-- Start SUPPLIED DATA --
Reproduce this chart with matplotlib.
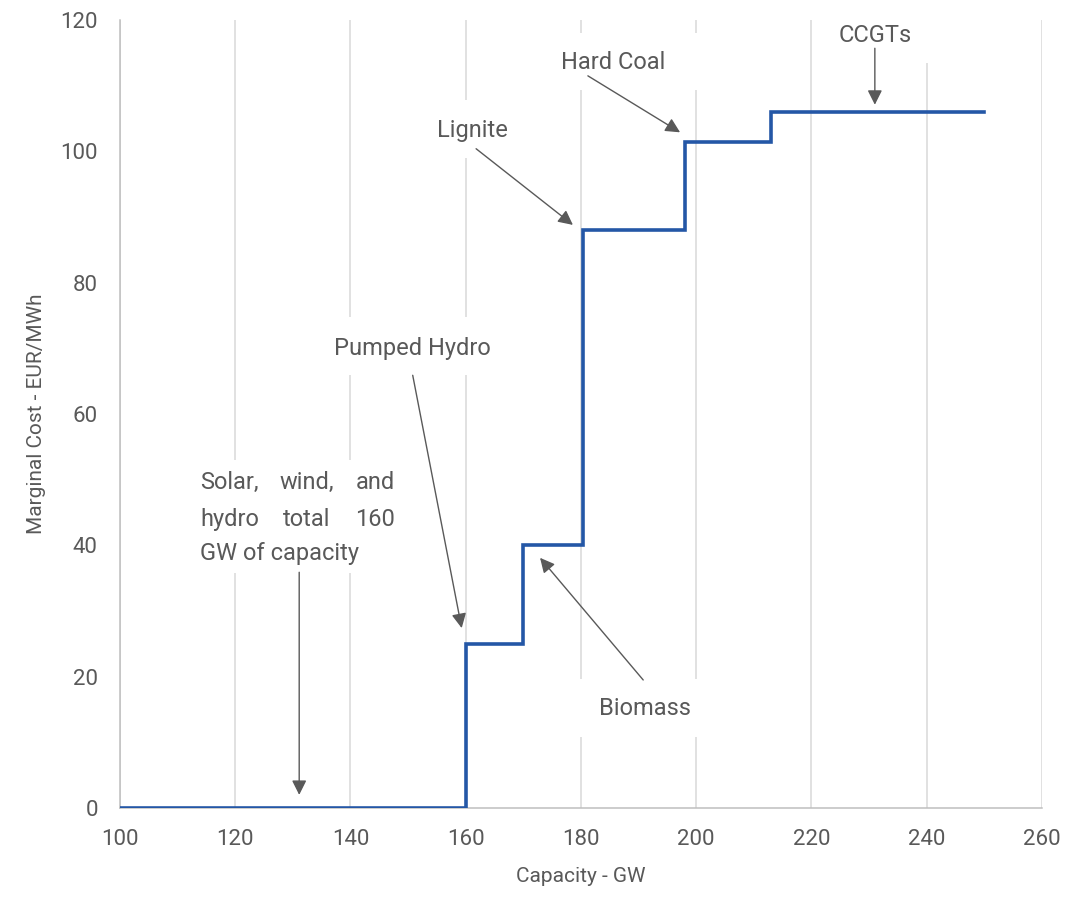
import matplotlib
matplotlib.use("Agg")
import matplotlib.pyplot as plt
from matplotlib.patches import Rectangle

plt.rcParams["font.family"] = ["Roboto", "DejaVu Sans"]

# Merit order: capacity where each step starts (GW) and its marginal cost (EUR/MWh)
capacity = [100, 160, 170, 180.4, 198.1, 213, 250]
marginal_cost = [0, 25, 40, 88, 101.5, 106, 106]

x_ticks = [100, 120, 140, 160, 180, 200, 220, 240, 260]
y_ticks = [0, 20, 40, 60, 80, 100, 120]

TEXT = "#595959"
LINE = "#2457A6"
GRID = "#d9d9d9"

fig = plt.figure(figsize=(10.83, 8.98), dpi=100)
ax = fig.add_axes([0.1108, 0.1002, 0.8513, 0.8775])

ax.step(capacity, marginal_cost, where="post", color=LINE, lw=2.6,
        solid_joinstyle="miter", zorder=4)

ax.set_xlim(100, 260)
ax.set_ylim(0, 120)
ax.set_xticks(x_ticks)
ax.set_yticks(y_ticks)
ax.tick_params(length=0, labelsize=16, labelcolor=TEXT)
ax.tick_params(axis="x", pad=15)
ax.tick_params(axis="y", pad=16)
ax.grid(axis="x", color=GRID, lw=1.1, zorder=0)
ax.set_axisbelow(True)
for side in ["top", "right"]:
    ax.spines[side].set_visible(False)
for side in ["left", "bottom"]:
    ax.spines[side].set_color("#bfbfbf")
    ax.spines[side].set_linewidth(1.1)

ax.set_xlabel("Capacity - GW", fontsize=15, color=TEXT, labelpad=12)
ax.set_ylabel("Marginal Cost - EUR/MWh", fontsize=15, color=TEXT, labelpad=10)

arrow = dict(arrowstyle="-|>", color=TEXT, lw=1.0, mutation_scale=22,
             shrinkA=0, shrinkB=0)


def text_box(x0, x1, y0, y1):
    # white fill behind a callout so the gridlines break around it
    ax.add_patch(Rectangle((x0, y0), x1 - x0, y1 - y0, facecolor="white",
                           edgecolor="none", zorder=2, clip_on=False))


def callout(text, pos, tail, head, extent):
    text_box(*extent)
    ax.text(pos[0], pos[1], text, fontsize=17, color=TEXT, ha="center",
            va="center", zorder=3)
    ax.annotate("", xy=head, xytext=tail, arrowprops=arrow, zorder=3)


callout("Pumped Hydro", (150.8, 70.0), (150.8, 65.9), (159.3, 27.4),
        (135.6, 165.9, 65.9, 74.8))
callout("Biomass", (191.1, 15.1), (190.8, 19.5), (172.9, 38.1),
        (179.0, 201.5, 10.8, 19.6))
callout("Lignite", (161.1, 103.2), (161.8, 100.4), (178.6, 88.8),
        (152.1, 169.4, 99.0, 107.8))
callout("Hard Coal", (185.6, 113.6), (181.2, 111.5), (197.2, 102.9),
        (178.0, 201.0, 109.3, 118.0))
callout("CCGTs", (231.0, 117.6), (231.0, 115.7), (231.0, 107.1),
        (220.6, 241.4, 113.4, 120.0))

# Justified multi-line note for the zero-cost renewables block
note_lines = [["Solar,", "wind,", "and"], ["hydro", "total", "160"],
              ["GW", "of", "capacity"]]
note_left, note_right = 113.9, 147.7
note_y = [49.6, 44.0, 38.7]
text_box(113.0, 148.6, 35.8, 53.0)
fig.canvas.draw()
renderer = fig.canvas.get_renderer()
inv = ax.transData.inverted()
for i, (words, y) in enumerate(zip(note_lines, note_y)):
    if i == len(note_lines) - 1:
        ax.text(note_left, y, " ".join(words), fontsize=17, color=TEXT,
                ha="left", va="center", zorder=3)
        continue
    widths = []
    for w in words:
        t = ax.text(0, 0, w, fontsize=17)
        bb = t.get_window_extent(renderer)
        t.remove()
        x0 = inv.transform((bb.x0, 0))[0]
        x1 = inv.transform((bb.x1, 0))[0]
        widths.append(x1 - x0)
    gap = (note_right - note_left - sum(widths)) / (len(words) - 1)
    x = note_left
    for w, wd in zip(words, widths):
        ax.text(x, y, w, fontsize=17, color=TEXT, ha="left", va="center",
                zorder=3)
        x += wd + gap
ax.annotate("", xy=(131.1, 2.0), xytext=(131.1, 35.9), arrowprops=arrow,
            zorder=3)

fig.savefig("out.png", dpi=100)
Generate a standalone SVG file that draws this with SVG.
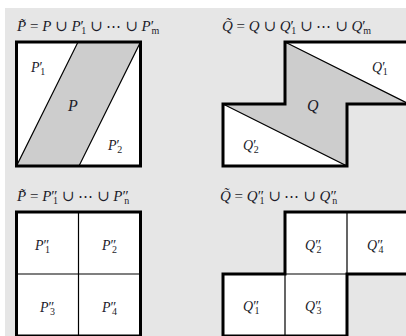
<svg xmlns="http://www.w3.org/2000/svg" width="406" height="336" viewBox="0 0 406 336">
<style>
text{font-family:"Liberation Serif","DejaVu Serif",serif;fill:#1c1c2a;font-size:14px}
.t{font-size:15px}
.i{font-style:italic}
.s{font-size:10px;font-style:normal}
.thick{fill:none;stroke:#000;stroke-width:3;stroke-linejoin:miter}
.thin{fill:none;stroke:#000;stroke-width:1.2}
.w{fill:#fff}
.g{fill:#cdcdcd;stroke:#000;stroke-width:1.2}
</style>
<rect x="0" y="0" width="406" height="336" fill="#fff"/>
<rect x="5" y="8" width="401" height="328" fill="#e6e6e6"/>

<g id="panel-P">
  <text class="t" x="17" y="31"><tspan class="i">P̃</tspan> = <tspan class="i">P</tspan> ∪ <tspan class="i">P</tspan>′<tspan class="s" dx="-2.5" dy="3">1</tspan><tspan dy="-3"> ∪ ⋯ ∪ </tspan><tspan class="i">P</tspan>′<tspan class="s i" dx="-2.5" dy="3">m</tspan></text>
  <rect class="w" x="16.5" y="42" width="124" height="124"/>
  <polygon id="P" class="g" points="78,42 140.5,42 79,166 16.5,166"/>
  <rect class="thick" x="16.5" y="42" width="124" height="124"/>
  <g id="P1p"><text x="31" y="72"><tspan class="i">P</tspan>′<tspan class="s" dx="-2.5" dy="3">1</tspan></text></g>
  <g id="Plabel"><text x="68" y="111" class="i" style="font-size:16px">P</text></g>
  <g id="P2p"><text x="108" y="150"><tspan class="i">P</tspan>′<tspan class="s" dx="-2.5" dy="3">2</tspan></text></g>
</g>

<g id="panel-Q">
  <text class="t" x="222" y="31"><tspan class="i">Q̃</tspan> = <tspan class="i">Q</tspan> ∪ <tspan class="i">Q</tspan>′<tspan class="s" dx="-2.5" dy="3">1</tspan><tspan dy="-3"> ∪ ⋯ ∪ </tspan><tspan class="i">Q</tspan>′<tspan class="s i" dx="-2.5" dy="3">m</tspan></text>
  <polygon class="w" points="285,42 409,42 409,104 347,104 347,166 223,166 223,104 285,104"/>
  <polygon id="Q" class="g" points="285,42 409,104 347,104 347,166 223,104 285,104"/>
  <polygon class="thick" points="285,42 409,42 409,104 347,104 347,166 223,166 223,104 285,104"/>
  <g id="Q1p"><text x="372" y="72"><tspan class="i">Q</tspan>′<tspan class="s" dx="-2.5" dy="3">1</tspan></text></g>
  <g id="Qlabel"><text x="307" y="111" class="i" style="font-size:16px">Q</text></g>
  <g id="Q2p"><text x="243" y="150"><tspan class="i">Q</tspan>′<tspan class="s" dx="-2.5" dy="3">2</tspan></text></g>
</g>

<g id="panel-P2">
  <text class="t" x="17" y="201"><tspan class="i">P̃</tspan> = <tspan class="i">P</tspan>″<tspan class="s" dx="-4.5" dy="3">1</tspan><tspan dy="-3"> ∪ ⋯ ∪ </tspan><tspan class="i">P</tspan>″<tspan class="s i" dx="-4.5" dy="3">n</tspan></text>
  <rect class="w" x="16.5" y="212" width="124" height="124"/>
  <path class="thin" d="M78.5,212V336M16.5,274H140.5"/>
  <rect class="thick" x="16.5" y="212" width="124" height="124"/>
  <g id="P1pp"><text x="35" y="250"><tspan class="i">P</tspan>″<tspan class="s" dx="-4.5" dy="3">1</tspan></text></g>
  <g id="P2pp"><text x="102" y="250"><tspan class="i">P</tspan>″<tspan class="s" dx="-4.5" dy="3">2</tspan></text></g>
  <g id="P3pp"><text x="40" y="312"><tspan class="i">P</tspan>″<tspan class="s" dx="-4.5" dy="3">3</tspan></text></g>
  <g id="P4pp"><text x="102" y="312"><tspan class="i">P</tspan>″<tspan class="s" dx="-4.5" dy="3">4</tspan></text></g>
</g>

<g id="panel-Q2">
  <text class="t" x="220" y="201"><tspan class="i">Q̃</tspan> = <tspan class="i">Q</tspan>″<tspan class="s" dx="-4.5" dy="3">1</tspan><tspan dy="-3"> ∪ ⋯ ∪ </tspan><tspan class="i">Q</tspan>″<tspan class="s i" dx="-4.5" dy="3">n</tspan></text>
  <polygon class="w" points="285,212 409,212 409,274 347,274 347,336 223,336 223,274 285,274"/>
  <path class="thin" d="M347,212V274M285,274V336M285,274H347"/>
  <polygon class="thick" points="285,212 409,212 409,274 347,274 347,336 223,336 223,274 285,274"/>
  <g id="Q2pp"><text x="305" y="250"><tspan class="i">Q</tspan>″<tspan class="s" dx="-4.5" dy="3">2</tspan></text></g>
  <g id="Q4pp"><text x="367" y="250"><tspan class="i">Q</tspan>″<tspan class="s" dx="-4.5" dy="3">4</tspan></text></g>
  <g id="Q1pp"><text x="243" y="311"><tspan class="i">Q</tspan>″<tspan class="s" dx="-4.5" dy="3">1</tspan></text></g>
  <g id="Q3pp"><text x="305" y="311"><tspan class="i">Q</tspan>″<tspan class="s" dx="-4.5" dy="3">3</tspan></text></g>
</g>
</svg>
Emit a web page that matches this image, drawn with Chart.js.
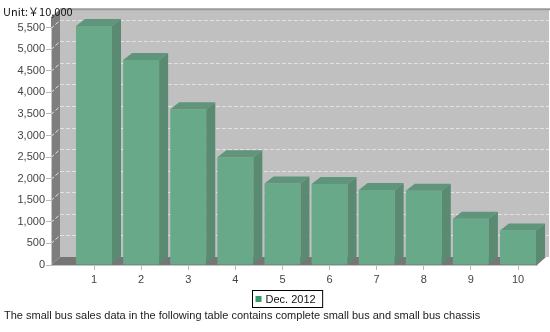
<!DOCTYPE html>
<html>
<head>
<meta charset="utf-8">
<script src="https://cdn.jsdelivr.net/npm/chart.js@4"></script>
<style>
  body { margin: 0; background: #fff; }
  canvas { display: block; }
</style>
</head>
<body>
<canvas id="chartBar" width="550" height="332"></canvas>
<script>
// Small bus sales, unit: 10,000 yuan
const categories = [1, 2, 3, 4, 5, 6, 7, 8, 9, 10];
const sales = [5540, 4750, 3610, 2500, 1890, 1880, 1740, 1720, 1070, 800];
const seriesName = "Dec. 2012";
const yMin = 0;
const yMax = 5500;
const yStep = 500;
const unitText = "Unit:￥10,000";
const caption = "The small bus sales data in the following table contains complete small bus and small bus chassis";

const depth = { dx: 9, dy: 8 };
const barDepth = { dx: 9, dy: 7 };
const font = "'Liberation Sans', Arial, sans-serif";

// walls, floor and dashed grid behind the bars
const walls = {
  id: "walls",
  beforeDraw: function (chart) {
    const ctx = chart.ctx;
    const a = chart.chartArea;
    const y = chart.scales.y;
    const top = a.top - 10.5;
    const right = 549;
    ctx.save();
    // back wall
    ctx.fillStyle = "#c0c0c0";
    ctx.fillRect(a.left + depth.dx, top - depth.dy, right - a.left - depth.dx, a.bottom - top);
    // top edge
    ctx.strokeStyle = "#9a9a9a";
    ctx.lineWidth = 2;
    ctx.beginPath();
    ctx.moveTo(a.left + depth.dx, top - depth.dy);
    ctx.lineTo(550, top - depth.dy);
    ctx.stroke();
    // left wall
    ctx.fillStyle = "#7e7e7e";
    ctx.beginPath();
    ctx.moveTo(a.left, top);
    ctx.lineTo(a.left + depth.dx, top - depth.dy);
    ctx.lineTo(a.left + depth.dx, a.bottom - depth.dy);
    ctx.lineTo(a.left, a.bottom);
    ctx.closePath();
    ctx.fill();
    // floor
    ctx.fillStyle = "#767676";
    ctx.beginPath();
    ctx.moveTo(a.left, a.bottom);
    ctx.lineTo(a.left + depth.dx, a.bottom - depth.dy);
    ctx.lineTo(a.right + depth.dx, a.bottom - depth.dy);
    ctx.lineTo(a.right, a.bottom);
    ctx.closePath();
    ctx.fill();
    // grid lines
    ctx.strokeStyle = "#e2e2e2";
    ctx.lineWidth = 1;
    ctx.setLineDash([4, 2]);
    y.ticks.forEach(function (t) {
      if (t.value === yMin) return;
      const py = Math.round(y.getPixelForValue(t.value)) + 0.5;
      ctx.beginPath();
      ctx.moveTo(a.left, py);
      ctx.lineTo(a.left + depth.dx, py - depth.dy);
      ctx.lineTo(right, py - depth.dy);
      ctx.stroke();
    });
    ctx.restore();
  },
  // side and top faces of every bar
  afterDatasetsDraw: function (chart) {
    const ctx = chart.ctx;
    const meta = chart.getDatasetMeta(0);
    ctx.save();
    meta.data.forEach(function (bar) {
      const l = bar.x - bar.width / 2;
      const r = bar.x + bar.width / 2;
      const t = bar.y;
      const b = bar.base;
      ctx.fillStyle = "#5f957a";
      ctx.beginPath();
      ctx.moveTo(l, t);
      ctx.lineTo(l + barDepth.dx, t - barDepth.dy);
      ctx.lineTo(r + barDepth.dx, t - barDepth.dy);
      ctx.lineTo(r, t);
      ctx.closePath();
      ctx.fill();
      ctx.fillStyle = "#5a8a72";
      ctx.beginPath();
      ctx.moveTo(r, t);
      ctx.lineTo(r + barDepth.dx, t - barDepth.dy);
      ctx.lineTo(r + barDepth.dx, b - depth.dy);
      ctx.lineTo(r, b);
      ctx.closePath();
      ctx.fill();
    });
    ctx.restore();
  },
  // unit, legend box and caption
  afterDraw: function (chart) {
    const ctx = chart.ctx;
    ctx.save();
    ctx.textBaseline = "middle";
    ctx.fillStyle = "#111";
    ctx.font = "11px 'Noto Sans CJK SC', sans-serif";
    ctx.fillText(unitText, 3, 12);

    ctx.font = "11px " + font;
    const tw = ctx.measureText(seriesName).width;
    const bw = tw + 20;
    const bx = Math.round(287 - bw / 2) + 0.5;
    ctx.strokeStyle = "#000";
    ctx.lineWidth = 1;
    ctx.strokeRect(bx, 290.5, bw, 17);
    ctx.fillStyle = "#339966";
    ctx.fillRect(bx + 3, 296, 6, 6);
    ctx.fillStyle = "#111";
    ctx.fillText(seriesName, bx + 13, 299.5);

    ctx.fillStyle = "#222";
    ctx.fillText(caption, 4, 315.5);
    ctx.restore();
  }
};

const data = {
  datasets: [
    {
      label: seriesName,
      data: categories.map(function (c, i) { return { x: c, y: sales[i] }; }),
      backgroundColor: "#68a98a",
      borderWidth: 0,
      barPercentage: 0.764,
      categoryPercentage: 1,
      clip: false,
    },
  ],
};

const configBarChart = {
  type: "bar",
  data,
  options: {
    responsive: false,
    animation: false,
    devicePixelRatio: 1,
    events: [],
    layout: { padding: { top: 27.7, right: 13, bottom: 0, left: 0 } },
    plugins: { legend: { display: false }, tooltip: { enabled: false } },
    scales: {
      x: {
        type: "linear",
        offset: false,
        min: 0.087,
        max: 10.403,
        afterFit: function (s) { s.height = 67; },
        afterBuildTicks: function (s) {
          s.ticks = categories.map(function (c) { return { value: c }; });
        },
        grid: { offset: false, drawOnChartArea: false, drawTicks: true, tickLength: 5, color: "#b8b8b8" },
        border: { color: "#c4c4c4" },
        ticks: { padding: 3, color: "#444", font: { family: font, size: 11 } },
      },
      y: {
        min: yMin,
        max: yMax,
        afterFit: function (s) { s.width = 51; },
        grid: { drawOnChartArea: false, drawTicks: true, tickLength: 5, color: "#b8b8b8" },
        border: { color: "#c4c4c4" },
        ticks: { stepSize: yStep, padding: 1, color: "#444", font: { family: font, size: 11 } },
      },
    },
  },
  plugins: [walls],
};

var chartBar = new Chart(document.getElementById("chartBar"), configBarChart);
</script>
</body>
</html>
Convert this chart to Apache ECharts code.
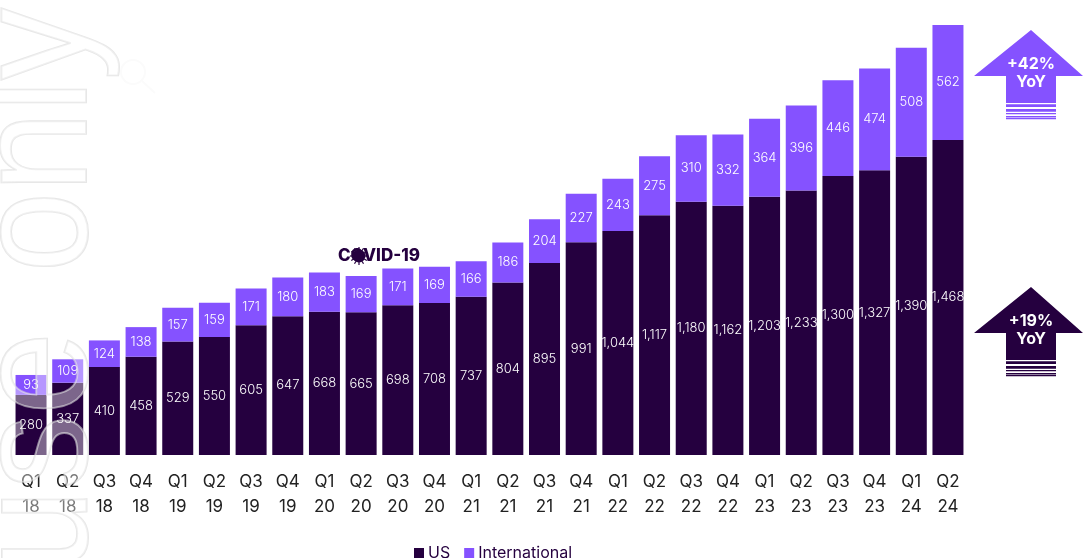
-- End SUPPLIED DATA --
PROBLEM DETAILS: From the opening line of the entries above to the line containing "shrinkA=0, shrinkB=0)", please transcribe each line exactly, skipping every picture.

ANSWER TO THIS TASK:
Reproduce this chart with matplotlib.
import matplotlib
matplotlib.use("Agg")
import matplotlib.pyplot as plt
from matplotlib.patches import Rectangle

plt.rcParams["font.family"] = ["Roboto", "DejaVu Sans"]

# Merit order: capacity where each step starts (GW) and its marginal cost (EUR/MWh)
capacity = [100, 160, 170, 180.4, 198.1, 213, 250]
marginal_cost = [0, 25, 40, 88, 101.5, 106, 106]

x_ticks = [100, 120, 140, 160, 180, 200, 220, 240, 260]
y_ticks = [0, 20, 40, 60, 80, 100, 120]

TEXT = "#595959"
LINE = "#2457A6"
GRID = "#d9d9d9"

fig = plt.figure(figsize=(10.83, 8.98), dpi=100)
ax = fig.add_axes([0.1108, 0.1002, 0.8513, 0.8775])

ax.step(capacity, marginal_cost, where="post", color=LINE, lw=2.6,
        solid_joinstyle="miter", zorder=4)

ax.set_xlim(100, 260)
ax.set_ylim(0, 120)
ax.set_xticks(x_ticks)
ax.set_yticks(y_ticks)
ax.tick_params(length=0, labelsize=16, labelcolor=TEXT)
ax.tick_params(axis="x", pad=15)
ax.tick_params(axis="y", pad=16)
ax.grid(axis="x", color=GRID, lw=1.1, zorder=0)
ax.set_axisbelow(True)
for side in ["top", "right"]:
    ax.spines[side].set_visible(False)
for side in ["left", "bottom"]:
    ax.spines[side].set_color("#bfbfbf")
    ax.spines[side].set_linewidth(1.1)

ax.set_xlabel("Capacity - GW", fontsize=15, color=TEXT, labelpad=12)
ax.set_ylabel("Marginal Cost - EUR/MWh", fontsize=15, color=TEXT, labelpad=10)

arrow = dict(arrowstyle="-|>", color=TEXT, lw=1.0, mutation_scale=22,
             shrinkA=0, shrinkB=0)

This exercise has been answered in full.